Cancer diagnostics based on plasma protein biomarkers: hard times but great expectations

Abstract

Cancer diagnostics based on the detection of protein biomarkers in blood has promising potential for early detection and continuous monitoring of disease. However, the currently available protein biomarkers and assay formats largely fail to live up to expectations, mainly due to insufficient diagnostic specificity. Here, we discuss what kinds of plasma proteins might prove useful as biomarkers of malignant processes in specific organs. We consider the need to search for biomarkers deep down in the lowest reaches of the proteome, below current detection levels. In this regard, we comment on the poor molecular detection sensitivity of current protein assays compared to nucleic acid detection reactions, and we discuss requirements for achieving detection of vanishingly small amounts of proteins, to ensure detection of early stages of malignant growth through liquid biopsy.
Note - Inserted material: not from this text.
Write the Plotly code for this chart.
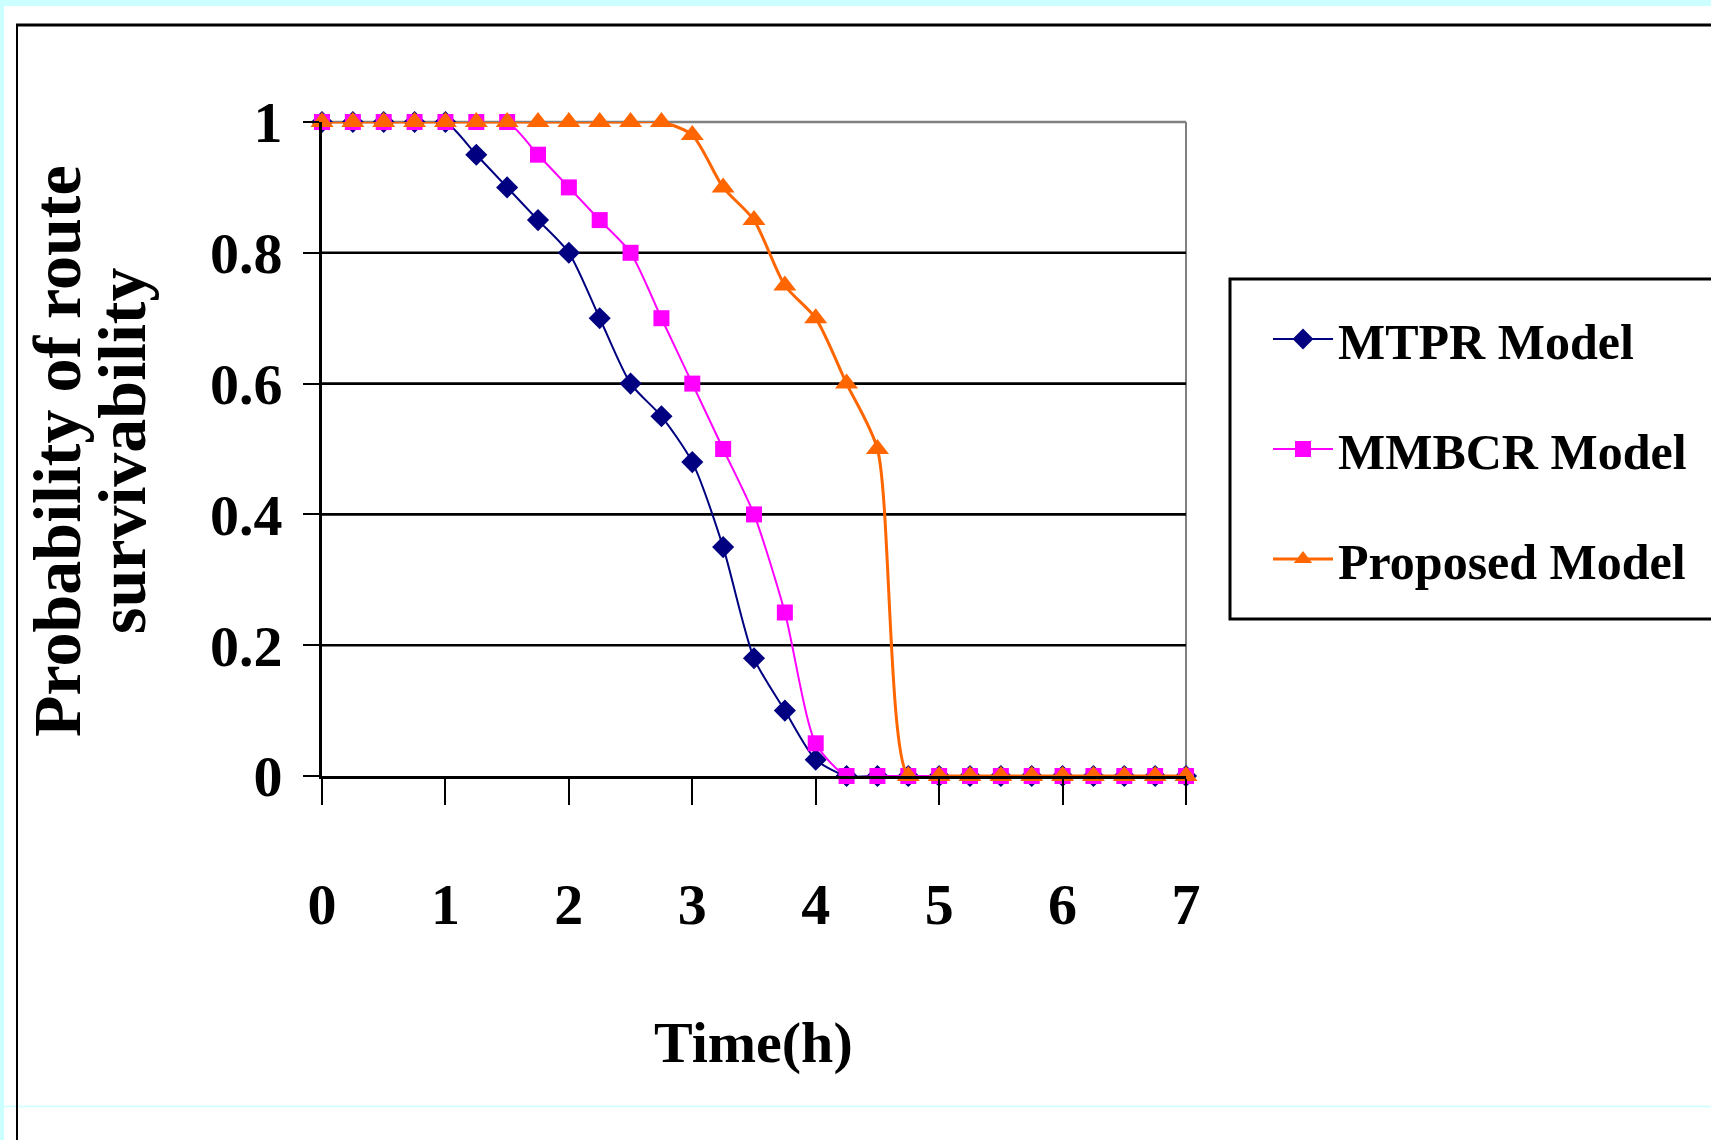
import plotly.graph_objects as go

# ---------------- data ----------------
time_h = [0, 0.25, 0.5, 0.75, 1, 1.25, 1.5, 1.75, 2, 2.25, 2.5, 2.75, 3, 3.25, 3.5,
          3.75, 4, 4.25, 4.5, 4.75, 5, 5.25, 5.5, 5.75, 6, 6.25, 6.5, 6.75, 7]
mtpr = [1, 1, 1, 1, 1, 0.95, 0.90, 0.85, 0.80, 0.70, 0.60, 0.55, 0.48, 0.35, 0.18,
        0.10, 0.025, 0, 0, 0, 0, 0, 0, 0, 0, 0, 0, 0, 0]
mmbcr = [1, 1, 1, 1, 1, 1, 1, 0.95, 0.90, 0.85, 0.80, 0.70, 0.60, 0.50, 0.40,
         0.25, 0.05, 0, 0, 0, 0, 0, 0, 0, 0, 0, 0, 0, 0]
proposed = [1, 1, 1, 1, 1, 1, 1, 1, 1, 1, 1, 1, 0.98, 0.90, 0.85,
            0.75, 0.70, 0.60, 0.50, 0, 0, 0, 0, 0, 0, 0, 0, 0, 0]
series_names = ["MTPR Model", "MMBCR Model", "Proposed Model"]
x_ticks = [0, 1, 2, 3, 4, 5, 6, 7]
y_ticks = [0, 0.2, 0.4, 0.6, 0.8, 1]
y_tick_labels = ["0", "0.2", "0.4", "0.6", "0.8", "1"]
grid_values = [0.2, 0.4, 0.6, 0.8]
x_title = "Time(h)"
y_title_lines = ["Probability of route", "survivability"]

# ---------------- layout geometry (pixels) ----------------
W, H = 1711, 1140
L, R, T, B = 322, 1186, 122, 776


def px(X):
    return (X - L) / (R - L)


def py(Y):
    return (B - Y) / (B - T)


FONT = "Liberation Serif, Times New Roman, serif"
CYAN = "#CCFFFF"

fig = go.Figure()

styles = [
    dict(color="#000080", symbol="diamond", size=17, lw=2),
    dict(color="#FF00FF", symbol="square", size=16, lw=2),
    dict(color="#FF6600", symbol="triangle-up", size=20, lw=3),
]
for name, ys, st in zip(series_names, [mtpr, mmbcr, proposed], styles):
    fig.add_trace(go.Scatter(
        x=time_h, y=ys, name=name, mode="lines+markers",
        legendgroup=name,
        line=dict(color=st["color"], width=st["lw"], shape="spline", smoothing=0.7),
        marker=dict(color=st["color"], symbol=st["symbol"], size=st["size"],
                    line=dict(width=0)),
        cliponaxis=False,
    ))

shapes = []
# page decorations
shapes.append(dict(type="rect", xref="paper", yref="paper", x0=px(0), x1=px(W),
                   y0=py(0), y1=py(6), fillcolor=CYAN, line=dict(width=0), layer="below"))
shapes.append(dict(type="rect", xref="paper", yref="paper", x0=px(0), x1=px(4),
                   y0=py(0), y1=py(H), fillcolor=CYAN, line=dict(width=0), layer="below"))
shapes.append(dict(type="line", xref="paper", yref="paper", x0=px(4), x1=px(W),
                   y0=py(1106.5), y1=py(1106.5), line=dict(color=CYAN, width=1.5), layer="below"))
shapes.append(dict(type="line", xref="paper", yref="paper", x0=px(16), x1=px(W),
                   y0=py(25), y1=py(25), line=dict(color="black", width=3), layer="below"))
shapes.append(dict(type="line", xref="paper", yref="paper", x0=px(17), x1=px(17),
                   y0=py(24), y1=py(H), line=dict(color="black", width=2), layer="below"))
# plot area border (grey top/right)
shapes.append(dict(type="line", xref="paper", yref="paper", x0=0, x1=1, y0=1, y1=1,
                   line=dict(color="#808080", width=2.5), layer="below"))
shapes.append(dict(type="line", xref="paper", yref="paper", x0=1, x1=1, y0=0, y1=1,
                   line=dict(color="#808080", width=2), layer="below"))
# gridlines
for v in grid_values:
    shapes.append(dict(type="line", xref="paper", yref="y", x0=0, x1=1, y0=v, y1=v,
                       line=dict(color="black", width=2.6), layer="below"))
# legend frame
shapes.append(dict(type="rect", xref="paper", yref="paper", x0=px(1230), x1=px(1740),
                   y0=py(279), y1=py(619), line=dict(color="black", width=3),
                   fillcolor="rgba(0,0,0,0)", layer="below"))

annotations = [
    dict(text=x_title, xref="paper", yref="paper", x=px(753), y=py(1042),
         xanchor="center", yanchor="middle", showarrow=False,
         font=dict(family=FONT, size=58, color="black", weight="bold")),
    dict(text=y_title_lines[0], xref="paper", yref="paper", x=px(57), y=py(451),
         xanchor="center", yanchor="middle", showarrow=False, textangle=-90,
         font=dict(family=FONT, size=68, color="black", weight="bold")),
    dict(text=y_title_lines[1], xref="paper", yref="paper", x=px(122), y=py(451),
         xanchor="center", yanchor="middle", showarrow=False, textangle=-90,
         font=dict(family=FONT, size=68, color="black", weight="bold")),
]

fig.update_layout(
    width=W, height=H,
    margin=dict(l=L, r=W - R, t=T, b=H - B, pad=0),
    paper_bgcolor="white", plot_bgcolor="rgba(0,0,0,0)",
    shapes=shapes, annotations=annotations,
    showlegend=True,
    legend=dict(x=px(1268), y=py(300), xanchor="left", yanchor="top",
                bgcolor="rgba(0,0,0,0)", borderwidth=0, tracegroupgap=42,
                itemwidth=60,
                font=dict(family=FONT, size=50, color="black", weight="bold")),
    xaxis=dict(range=[0, 7], tickvals=x_ticks, ticktext=[str(v) for v in x_ticks],
               showgrid=False, zeroline=False, showline=True, linecolor="black",
               linewidth=3, ticks="outside", ticklen=26, tickwidth=2, tickcolor="black",
               ticklabelstandoff=49,
               tickfont=dict(family=FONT, size=58, color="black", weight="bold")),
    yaxis=dict(range=[0, 1], tickvals=y_ticks, ticktext=y_tick_labels,
               showgrid=False, zeroline=False, showline=True, linecolor="black",
               linewidth=3, ticks="outside", ticklen=16, tickwidth=2, tickcolor="black",
               ticklabelstandoff=9,
               tickfont=dict(family=FONT, size=58, color="black", weight="bold")),
)

fig.write_html("out.html")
Keywords: affinity-based protein assays; blood markers; liquid biopsy; protein biomarkers; proximity ligation assay; tissue-specific expression.

Fig. 1

Liquid biopsy provides opportunities to diagnose and monitor malignancies anywhere in the body by sampling blood or other body fluids. The figure lists some common targets of liquid biopsy, including relevant categories of proteins.

Fig. 2

Some formats for affinity‐based protein assays. (A) In forward immune assays, immobilized antibodies (light blue) capture target proteins (green) from samples where all proteins have been labeled with detectable moieties (red). (B) In reverse immune assays, samples are immobilized on solid phases for detection by labeled antibodies. (C) Sandwich immune assays employ pairs of antibodies, one immobilized on a solid support to capture target proteins from solution, and one labeled for detection. (D) The Simoa assay is a variant of the sandwich assays where the particle used as a solid support is confined to a compartment so small that even a single bound detection antibody can elicit a detectable signal, well above any nonspecific signals from media. (E) The SomaScan technique uses immobilized, chemically modified DNA strands (dark blue) as affinity reagents. Upon capture of target proteins and washes, the bound proteins are biotinylated (yellow). Next, the DNA strands and any captured and biotinylated proteins are released for renewed capture on another solid support via the added biotin residues. Finally, the secondarily immobilized probe DNA strands are identified and quantified as a measure of detected proteins. (F) In proximity extension assays pairs of antibodies with conjugated, short DNA strands (dark blue) are incubated with sample, followed by dilution of the reaction and enzymatic extension of DNA strands that remain in proximity by virtue of having bound the same target protein molecule. Finally, the extension products are amplified and recorded by real‐time PCR or DNA sequencing. (G) Solid‐phase proximity ligation assays use trios of target‐specific antibodies, one immobilized for target capture, and two labeled with DNA strands. Oligonucleotides on pairs of antibodies brought in proximity by binding the target protein and remaining after washes are joined by enzymatic DNA ligation, giving rise to reporter DNA strands that can be amplified and recorded as a measure of detected target proteins.

Fig. 3

Specific and nonspecific signals in sandwich immune assays. Successful immune reactions give rise to detection signals (red), but contributions to the recorded signal can also arise due to nonspecific signal that may be difficult to distinguish from the correct signals. Such background noise may arise from solutions, reaction vessels, and detection instruments that may exhibit fluorescence or absorbance, etc., that cannot be distinguished from the true signal. Any labeled antibodies that have failed to bind target proteins but that remain after washes due to nonspecific binding will also give rise to background signals. Finally, cross‐reactive binding by the affinity reagents to molecules other than the intended target molecules (yellow) will also contribute to nonspecific signals and thus limit detection signals.